1. Field of the Invention
The present invention relates generally to drill string telemetry. More specifically, the invention relates to wired drill pipe telemetry systems and techniques for transmitting signals through a drillstring.
2. Related Art
Downhole systems, such as Measurement While Drilling (MWD) and Logging While Drilling (LWD) systems, derive much of their value from their abilities to provide real-time information about borehole conditions and/or sub-surface formation properties. These downhole measurements may be used to make decisions during the drilling process or to take advantage of sophisticated drilling techniques, such as geosteering. These techniques rely heavily on instantaneous knowledge of the wellbore and surrounding formation that is being drilled. Therefore, it is important to be able to send large amounts of data from the MWD/LWD tool to the surface and to send commands from the MWD/LWD tools to the surface with a minimum time delay. A number of telemetry techniques have been developed for such communications, including wired drill pipe (WDP) telemetry.
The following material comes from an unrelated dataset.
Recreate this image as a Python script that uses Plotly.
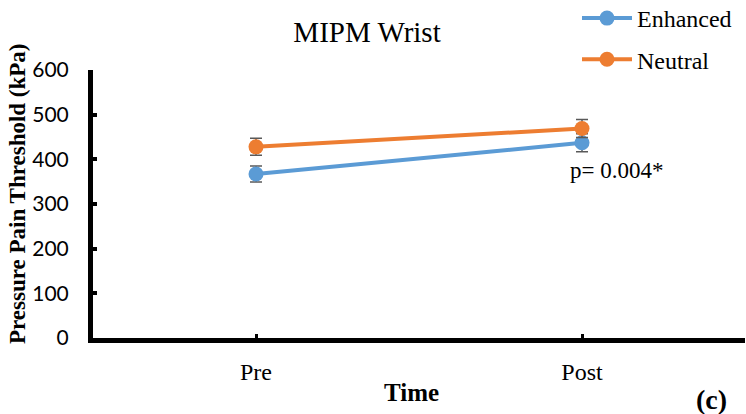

The concept of placing a conductive wire in a drill string has been around for some time. For example, U.S. Pat. No. 4,126,848 issued to Denison discloses a drill string telemeter system, wherein a wireline is used to transmit the information from the bottom of the borehole to an intermediate position in the drill string, and a special drilling string, having an insulated electrical conductor and employing ring-shaped electrical contact connectors, as described in U.S. Pat. No. 3,696,332 issued to Dickson, Jr. et al., is used to transmit the information from the intermediate position to the surface. Russian Federation Patent No. RU 2,140,537C1 to Basarygin et al. similarly discloses a hybrid telemetry drill string system having a lower wireline system serially connected to an upper WDP system.
U.S. Pat. No. 3,957,118 issued to Barry et al. discloses a releasable cable and latch system for drill string telemetry in drill pipe joints that are not otherwise wired. U.S. Pat. No. 3,807,502 issued to Heilhecker et al., and U.S. Pat. Nos. 4,806,928 and 4,901,069 to Veneruso similarly disclose methods and apparatus for installing an electrical conductor (i.e., a cable) in a drill string having conventional, non-wired drill pipe.
U.S. Pat. No. 2,379,800 to Hare, European Patent Application No. 399,987 to Wellhausen, and Russian Federation Patent No. 2,040,691 to Konovalov et al. all describe signal transmission systems that employ inductive couplings with WDP. International Patent Application No. WO 02/06716 to Hall et al. also discloses a system for transmitting data through a string of WDP joints using inductive couplers.
For downhole drilling operations, a large number of drill pipe joints are used to form a chain between the surface kelly joint (or, alternatively, the power swivel in top-drive drilling) and a drill bit. This chain of drill pipe joints substantially makes up the body of a drill string (although a drill string includes other components such as MWD tools, LWD tools, drill collars, stabilizers, bent sub, mud motor, bit box, and drill bit). A 15,000 ft (5472 m) well will typically have 500 drill pipe joints each having a length of 30 ft (9.14 m). In WDP operations, some or all of the drill pipe joints may be provided especially by embedding within their walls with conductive wires to form wired drill pipe (“WDP”) joints that are interconnected to provide a communication link between the surface and the drilling tool. With 500 drill pipe joints, also known simply as “pipes” or “tubes,” there are 1000 pipe ends/shoulders to be “made up” or connected by threaded rotation to other pipe joints, tubes, subs, etc. (collectively, “tubular members”). Each of these pipe ends may include communication couplers such as inductive couplers, particularly toroidal transformers.
The sheer number of connections in a drill string raises concerns of reliability for a WDP system. A commercial drilling system is expected to have a minimum mean time between system failures (MTBF) of about 500 hours or more. If one of the wired connections in a WDP system fails, then that communication link fails, whereby the entire telemetry system fails. Therefore, where there are 500 WDP joints in a 15,000 ft (5472 m) well, each WDP should have an MTBF of at least about 250,000 hr (28.5 yr) in order for the entire system to have an MTBF of 500 hr. This means that each WDP joint should have a failure rate of less than 4×10−6 per hr. This requirement is beyond the current WDP technology. Therefore, it is desirable, if not essential, to preemptively address the probability of failures in a WDP system.
Accordingly, it is desirable to possess a telemetry system capable of bypassing WDP-related failures.
It is further desirable to possess a telemetry system that employs WDP technology to advantage, in cooperation with non-wired drill string sections (e.g., non-wired drill pipe), particularly when such non-wired drill string section(s) are already in use.
It is further desirable to have a telemetry system capable of wireless communication at or near the surface to decrease the reliance upon wired systems in the upper portion of the drill string.